Supporting analysts in placing visualizations across multiple devices.
By Tom Horak (Technische Universität Dresden), Andreas Mathisen (Aarhus University), Clemens N. Klokmose (Aarhus University), Raimund Dachselt (Technische Universität Dresden), and Niklas Elmqvist (University of Maryland)
We nowadays surround ourselves with a multitude of different devices: smartphones and tablets, laptops and desktops, projectors and large displays. However, most of the time, people only work on a single device at a time. This is a missed opportunity, as using multiple devices in parallel can improve efficiency. For instance, journalists refer to multiple documents when writing their stories, doctors compare several X-rays and test results when deciding on a treatment plan, or — as is the case in our work — data analysts look at many different visualizations in order to extract insights from data. In these situations, more screen space is always beneficial. This can be addressed by using, e.g., a large display alongside a laptop in a meeting room, a combination of a smartphone and a tablet in a coffee shop, or simply multiple screens on your desk.

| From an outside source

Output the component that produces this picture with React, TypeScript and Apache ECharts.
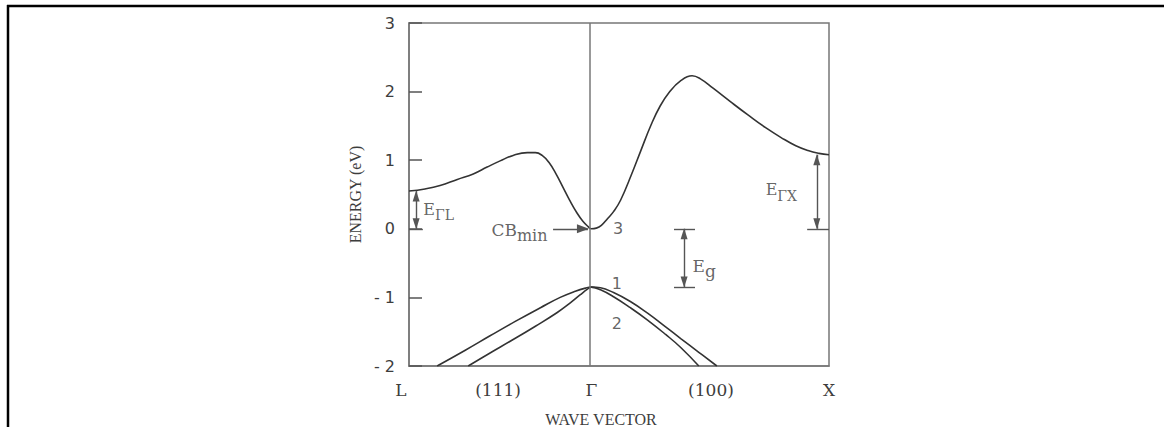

While we have the ingredients for realizing such systems, one challenge remains: the different visualizations must be placed on the devices in a meaningful and useful way. This is especially important for visualizations, as charts often complement each other, e.g., by providing an alternative perspective onto a subset of the data, by allowing comparison across multiple subsets, or by supporting filter conditions. In other words, there are multiple aspects that need to be considered when placing visualizations in any interface.